I point to Hume’s claim that “without a fiction” ideas can only represent the content they inherit from impressions (Treatise 1.2.3.11) to argue that general ideas qualify as fictions and that the core Humean fictions – of the self and of external objects – can be understood through language-involving mechanisms similar to those at work in general ideas.  I conclude that, for Hume, all of our core thoughts are social and normative in structure.

Hume, however, does not give a full explanation of language.  The most significant discussion occurs in Book 3 of the Treatise where Hume analogizes the “artifices” or conventions that establish property to those that establish a language.  Unfortunately, Hume’s account of the obligations involved in obeying the rules of property are far from clear, and thus his appeal to language to explain our fundamental beliefs might seem similarly unclear.  I investigate Darwall’s (1995), Cohon’s (1997, 2008), and Garrett’s (2007) attempts to explain how Hume understands the artificiality of justice, and suggest that each fails for a common reason.  They overlook the fact that, for Hume, “just acts” are not a discrete category in need of a particular motivation.  Rather, justice ultimately concerns our motivations simply excluding violations of others’ property rights without our ever thinking in those terms.  I suggest that a similar analysis explains our obedience to the rules of language.

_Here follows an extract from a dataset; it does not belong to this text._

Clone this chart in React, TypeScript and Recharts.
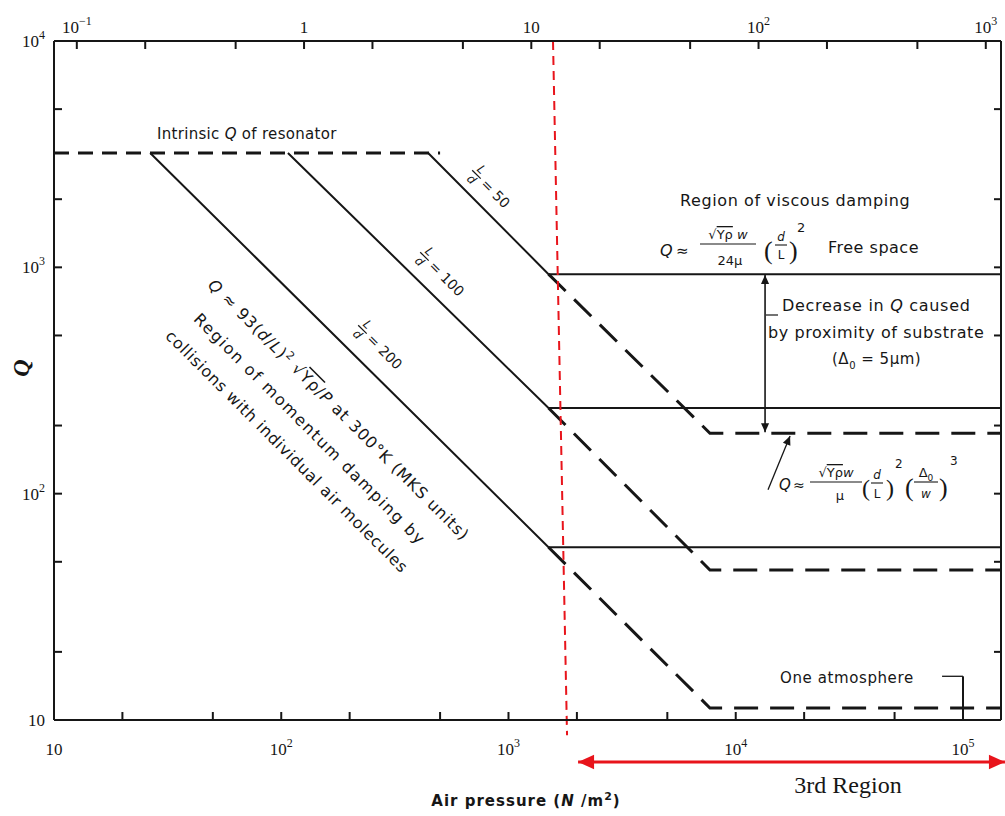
import React from "react";
import { LineChart, Line, XAxis, YAxis, ReferenceLine } from "recharts";

// tick positions (log axes)
const pressureTicks = [10, 20, 50, 100, 200, 500, 1000, 2000, 5000, 10000, 20000, 50000, 100000];
const torrTicks = [0.1, 0.2, 0.5, 1, 2, 5, 10, 20, 50, 100, 200, 500, 1000];
const qTicks = [10, 20, 50, 100, 200, 500, 1000, 2000, 5000, 10000];

const pressureDomain = [10, 147000];
const qDomain = [10, 10000];
const torrFactor = 126; // N/m^2 per top-axis unit

// intrinsic Q of resonator (dashed)
const intrinsicP = [10, 500];
const intrinsicQ = [3200, 3200];

// free-space curves (solid): L/d = 200, 100, 50
const ld200P = [26.5, 1500, 147000];
const ld200Q = [3200, 58, 58];
const ld100P = [107, 1500, 147000];
const ld100Q = [3200, 239, 239];
const ld50P = [443, 1500, 147000];
const ld50Q = [3200, 933, 933];

// near-substrate curves (dashed)
const sub50P = [1500, 7700, 147000];
const sub50Q = [933, 185, 185];
const sub100P = [1500, 7700, 147000];
const sub100Q = [239, 46, 46];
const sub200P = [1500, 7700, 147000];
const sub200Q = [58, 11.3, 11.3];

const toPoints = (p: number[], q: number[]) => p.map((x, i) => ({ p: x, q: q[i] }));

// the intrinsic line is drawn against the top (pressure / torrFactor) axis
const intrinsicData = toPoints(intrinsicP.map((p) => p / torrFactor), intrinsicQ);

const solidSeries = [
  { id: "ld200", data: toPoints(ld200P, ld200Q) },
  { id: "ld100", data: toPoints(ld100P, ld100Q) },
  { id: "ld50", data: toPoints(ld50P, ld50Q) },
];
const dashedSeries = [
  { id: "sub50", data: toPoints(sub50P, sub50Q) },
  { id: "sub100", data: toPoints(sub100P, sub100Q) },
  { id: "sub200", data: toPoints(sub200P, sub200Q) },
];

const INK = "#161616";
const SCAN_FONT = "'DejaVu Sans', sans-serif";
const NUM_FONT = "'Liberation Serif', serif";

const decadeLabel = (v: number): [string, string] | null => {
  const e = Math.round(Math.log10(v));
  if (Math.abs(Math.pow(10, e) - v) > v * 1e-6) return null;
  if (e === 0) return ["1", ""];
  if (e === 1) return ["10", ""];
  return ["10", e < 0 ? "\u2212" + Math.abs(e) : String(e)];
};

const makeTick = (side: "bottom" | "top" | "left" | "right") => (props: any) => {
  const { x, y, payload, textAnchor } = props;
  const lab = side === "right" ? null : decadeLabel(payload.value);
  if (!lab) return <g />;
  const dy = side === "bottom" ? 15 : side === "left" ? 6 : 0;
  return (
    <text x={x} y={y} dy={dy} textAnchor={textAnchor} fontFamily={NUM_FONT} fontSize={17} fill={INK}>
      {lab[0]}
      {lab[1] && (
        <tspan dy={-8} fontSize={12}>
          {lab[1]}
        </tspan>
      )}
    </text>
  );
};

const arrowShape = (color: string, width: number, head: number, both: boolean) => (props: any) => {
  const { x1, y1, x2, y2 } = props;
  const a = Math.atan2(y2 - y1, x2 - x1);
  const tip = (x: number, y: number, ang: number) => {
    const hw = head * 0.45;
    const bx = x - head * Math.cos(ang);
    const by = y - head * Math.sin(ang);
    return `${x},${y} ${bx - hw * Math.sin(ang)},${by + hw * Math.cos(ang)} ${bx + hw * Math.sin(ang)},${by - hw * Math.cos(ang)}`;
  };
  return (
    <g>
      <line x1={x1} y1={y1} x2={x2} y2={y2} stroke={color} strokeWidth={width} />
      <polygon points={tip(x2, y2, a)} fill={color} />
      {both && <polygon points={tip(x1, y1, a + Math.PI)} fill={color} />}
    </g>
  );
};

const Annotations = () => (
  <svg width={1005} height={816} style={{ position: "absolute", left: 0, top: 0, pointerEvents: "none" }}>
    <g fontFamily={SCAN_FONT} fill={INK}>
      {/* axis titles */}
      <text x={0} y={0} transform="translate(29,368) rotate(-90)" textAnchor="middle" fontFamily={NUM_FONT}
        fontStyle="italic" fontWeight="bold" fontSize={24}>Q</text>
      <text x={526} y={806} textAnchor="middle" fontWeight="bold" fontSize={15} letterSpacing={1}>
        Air pressure (<tspan fontStyle="italic">N</tspan> /m<tspan dy={-6} fontSize={11}>2</tspan><tspan dy={6}>)</tspan>
      </text>

      <text x={157} y={139} fontSize={15} letterSpacing={0.3}>
        Intrinsic <tspan fontStyle="italic">Q</tspan> of resonator
      </text>

      {/* L/d labels along the slopes */}
      {[
        { cx: 378, cy: 345, v: "200" },
        { cx: 440, cy: 272, v: "100" },
        { cx: 492, cy: 190, v: "50" },
      ].map((l) => (
        <g key={l.v} transform={`translate(${l.cx},${l.cy}) rotate(45)`}>
          <text x={-22} y={-3} fontSize={12} fontStyle="italic" textAnchor="middle">L</text>
          <line x1={-28} y1={0} x2={-16} y2={0} stroke={INK} strokeWidth={1.2} />
          <text x={-22} y={11} fontSize={12} fontStyle="italic" textAnchor="middle">d</text>
          <text x={-12} y={5} fontSize={14}>= {l.v}</text>
        </g>
      ))}

      {/* momentum damping block */}
      <g transform="translate(207,286) rotate(45)" fontSize={16}>
        <text x={0} y={0} letterSpacing={1}>
          <tspan fontStyle="italic">Q</tspan> ≈ 93(<tspan fontStyle="italic">d</tspan>/<tspan fontStyle="italic">L</tspan>)
          <tspan dy={-6} fontSize={11}>2</tspan>
          <tspan dy={6}> √</tspan><tspan textDecoration="overline">Yρ</tspan>/<tspan fontStyle="italic">P</tspan>
          <tspan>    at 300°K (MKS units)</tspan>
        </text>
        <text x={14} y={34} letterSpacing={1.6}>Region of momentum damping by</text>
        <text x={6} y={66} letterSpacing={0.7}>collisions with individual air molecules</text>
      </g>

      {/* viscous damping */}
      <text x={680} y={206} fontSize={16} letterSpacing={0.6}>Region of viscous damping</text>
      <text x={660} y={256} fontSize={16} fontStyle="italic">Q</text>
      <text x={676} y={256} fontSize={15}>≈</text>
      <text x={728} y={239} fontSize={13} textAnchor="middle">
        √<tspan textDecoration="overline">Yρ</tspan> <tspan fontStyle="italic">w</tspan>
      </text>
      <line x1={700} y1={244} x2={756} y2={244} stroke={INK} strokeWidth={1.2} />
      <text x={730} y={265} fontSize={13} textAnchor="middle">24μ</text>
      <text x={764} y={259} fontSize={26} fontFamily={NUM_FONT}>(</text>
      <text x={781} y={241} fontSize={12} fontStyle="italic" textAnchor="middle">d</text>
      <line x1={775} y1={245} x2={787} y2={245} stroke={INK} strokeWidth={1.1} />
      <text x={781} y={259} fontSize={12} textAnchor="middle">L</text>
      <text x={789} y={259} fontSize={26} fontFamily={NUM_FONT}>)</text>
      <text x={797} y={232} fontSize={13}>2</text>
      <text x={828} y={253} fontSize={16} letterSpacing={0.5}>Free space</text>

      <text x={782} y={311} fontSize={16} letterSpacing={0.7}>
        Decrease in <tspan fontStyle="italic">Q</tspan> caused
      </text>
      <text x={768} y={338} fontSize={16} letterSpacing={0.6}>by proximity of substrate</text>
      <text x={832} y={364} fontSize={15} letterSpacing={0.5}>
        (Δ<tspan dy={5} fontSize={10}>0</tspan><tspan dy={-5}> = 5μm)</tspan>
      </text>
      <line x1={766} y1={315} x2={778} y2={315} stroke={INK} strokeWidth={1.2} />

      {/* substrate formula */}
      <text x={779} y={490} fontSize={15} fontStyle="italic">Q</text>
      <text x={793} y={490} fontSize={14}>≈</text>
      <text x={836} y={477} fontSize={13} textAnchor="middle">
        √<tspan textDecoration="overline">Yρ</tspan><tspan fontStyle="italic">w</tspan>
      </text>
      <line x1={810} y1={482} x2={862} y2={482} stroke={INK} strokeWidth={1.2} />
      <text x={840} y={500} fontSize={13} textAnchor="middle">μ</text>
      <text x={862} y={496} fontSize={24} fontFamily={NUM_FONT}>(</text>
      <text x={877} y={479} fontSize={12} fontStyle="italic" textAnchor="middle">d</text>
      <line x1={871} y1={483} x2={883} y2={483} stroke={INK} strokeWidth={1.1} />
      <text x={877} y={498} fontSize={12} textAnchor="middle">L</text>
      <text x={886} y={496} fontSize={24} fontFamily={NUM_FONT}>)</text>
      <text x={895} y={468} fontSize={12}>2</text>
      <text x={905} y={496} fontSize={26} fontFamily={NUM_FONT}>(</text>
      <text x={926} y={477} fontSize={13} textAnchor="middle">
        Δ<tspan dy={4} fontSize={9}>0</tspan>
      </text>
      <line x1={914} y1={482} x2={938} y2={482} stroke={INK} strokeWidth={1.1} />
      <text x={926} y={498} fontSize={12} fontStyle="italic" textAnchor="middle">w</text>
      <text x={939} y={496} fontSize={26} fontFamily={NUM_FONT}>)</text>
      <text x={950} y={465} fontSize={12}>3</text>

      <text x={780} y={683} fontSize={15} letterSpacing={0.6}>One atmosphere</text>

      <text x={848} y={793} textAnchor="middle" fontFamily={NUM_FONT} fontSize={24}>3rd Region</text>
    </g>
  </svg>
);

export default function App() {
  return (
    <div style={{ position: "absolute", left: 0, top: 0, width: 1005, height: 816, background: "#fff" }}>
      <LineChart width={1005} height={816} margin={{ top: 0, right: 0, bottom: 56, left: 0 }}>
        <XAxis
          xAxisId="bottom"
          dataKey="p"
          type="number"
          scale="log"
          domain={pressureDomain}
          allowDataOverflow
          ticks={pressureTicks}
          interval={0}
          height={40}
          tickSize={-8}
          tickMargin={28}
          stroke={INK}
          strokeWidth={2}
          tick={makeTick("bottom")}
        />
        <XAxis
          xAxisId="top"
          dataKey="p"
          orientation="top"
          type="number"
          scale="log"
          domain={[pressureDomain[0] / torrFactor, pressureDomain[1] / torrFactor]}
          allowDataOverflow
          ticks={torrTicks}
          interval={0}
          height={41}
          tickSize={-8}
          tickMargin={16}
          stroke={INK}
          strokeWidth={2}
          tick={makeTick("top")}
        />
        <YAxis
          yAxisId="left"
          type="number"
          scale="log"
          domain={qDomain}
          allowDataOverflow
          ticks={qTicks}
          interval={0}
          width={54}
          tickSize={-8}
          tickMargin={17}
          stroke={INK}
          strokeWidth={2}
          tick={makeTick("left")}
        />
        <YAxis
          yAxisId="right"
          orientation="right"
          type="number"
          scale="log"
          domain={qDomain}
          allowDataOverflow
          ticks={qTicks}
          interval={0}
          width={4}
          tickSize={-7}
          stroke={INK}
          strokeWidth={2}
          tick={makeTick("right")}
        />

        <Line
          xAxisId="top"
          yAxisId="left"
          data={intrinsicData}
          dataKey="q"
          type="linear"
          stroke={INK}
          strokeWidth={3}
          strokeDasharray="15 9"
          dot={false}
          activeDot={false}
          isAnimationActive={false}
        />
        {solidSeries.map((s) => (
          <Line
            key={s.id}
            xAxisId="bottom"
            yAxisId="left"
            data={s.data}
            dataKey="q"
            type="linear"
            stroke={INK}
            strokeWidth={2}
            dot={false}
            activeDot={false}
            isAnimationActive={false}
          />
        ))}
        {dashedSeries.map((s) => (
          <Line
            key={s.id}
            xAxisId="bottom"
            yAxisId="left"
            data={s.data}
            dataKey="q"
            type="linear"
            stroke={INK}
            strokeWidth={3}
            strokeDasharray="24 12"
            dot={false}
            activeDot={false}
            isAnimationActive={false}
          />
        ))}

        {/* Decrease in Q arrow */}
        <ReferenceLine
          xAxisId="bottom"
          yAxisId="left"
          segment={[{ x: 13460, y: 925 }, { x: 13460, y: 187 }]}
          ifOverflow="visible"
          shape={arrowShape(INK, 1.6, 9, true)}
        />
        {/* pointer to substrate formula */}
        <ReferenceLine
          xAxisId="bottom"
          yAxisId="left"
          segment={[{ x: 13870, y: 104 }, { x: 17340, y: 180 }]}
          ifOverflow="visible"
          shape={arrowShape(INK, 1.3, 9, false)}
        />
        {/* one atmosphere marker */}
        <ReferenceLine
          xAxisId="bottom"
          yAxisId="left"
          segment={[{ x: 80900, y: 15.6 }, { x: 100000, y: 15.6 }]}
          ifOverflow="visible"
          stroke={INK}
          strokeWidth={1.3}
        />
        <ReferenceLine
          xAxisId="bottom"
          yAxisId="left"
          segment={[{ x: 100000, y: 15.6 }, { x: 100000, y: 10 }]}
          ifOverflow="visible"
          stroke={INK}
          strokeWidth={2}
        />
        {/* red boundary and 3rd region span */}
        <ReferenceLine
          xAxisId="bottom"
          yAxisId="left"
          segment={[{ x: 1570, y: 10000 }, { x: 1810, y: 8.57 }]}
          ifOverflow="visible"
          stroke="#e8141b"
          strokeWidth={2}
          strokeDasharray="9 6"
        />
        <ReferenceLine
          xAxisId="bottom"
          yAxisId="left"
          segment={[{ x: 2024, y: 6.52 }, { x: 153000, y: 6.52 }]}
          ifOverflow="visible"
          shape={arrowShape("#e8141b", 3, 16, true)}
        />
      </LineChart>
      <Annotations />
    </div>
  );
}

Finally, I compare my account of our following linguistic rules with Schafer’s (2017) argument that Hume ultimately uses moral concepts to account for linguistic propriety.  While I agree that some language-involving traits (such as glibness or eloquence) will count as virtues or vices in Hume’s broad conception of morality, the basic rule-following character of everyday linguistic practices is not moralized.